Friends, family, and mourners attended a celebration of life for Brooklyn dancer O’Shae Sibley at a historic opera house on Tuesday, August 08, in Philadelphia, Pennsylvania.
About 200 mourners attended Sibley’s homegoing service in the city where he grew up before moving to Brooklyn.
The 28-year-old member of the Philadelphia Dance Company was voguing with three friends at a Brooklyn gas station on July 29th when he was fatally stabbed by a Muslim teenager who said his dancing offended his religion.
Surveillance camera footage showed the altercation between’s Sibley’s group and several teenagers had broken up and they had walked away. But Sibley and his friends returned to confront the 17-year-old, who was recording with his cell phone.
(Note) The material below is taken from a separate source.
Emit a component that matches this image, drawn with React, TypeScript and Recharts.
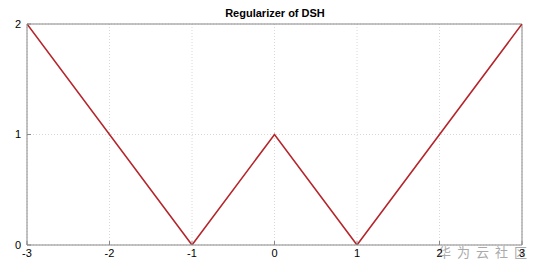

Sibley is seen following the suspect across the parking lot and lunging at him, but the stabbing wasn’t captured on camera.
The 17-year-old suspect turned himself in to Brooklyn police on August 4. He is charged with murder, a hate crime, and possession of a weapon during the commission of a felony.
The teen suspect’s attorney and mother said he is actually a Christian who wears a cross and goes to church.
Karen Pendergrass, a teacher at the Philadelphia School of Dance Arts remembered Sibley as a shy 14-year-old who kept popping his head in her classroom door.
“You’ve got one more time to come past my door and then you’re coming through my door,” she told Sibley at the time. “He took that class, he got a scholarship and from there he just flourished.”
A dance scholarship will be set up in Sibley’s name, Pendergrass said.
“O’Shae had the power to touch everyone’s heart, whoever met him,” said Otis Pena, Sibley’s close friend who was at the gas station and witnessed his murder. “O’Shae was a beacon of light for a lot of us in our community.”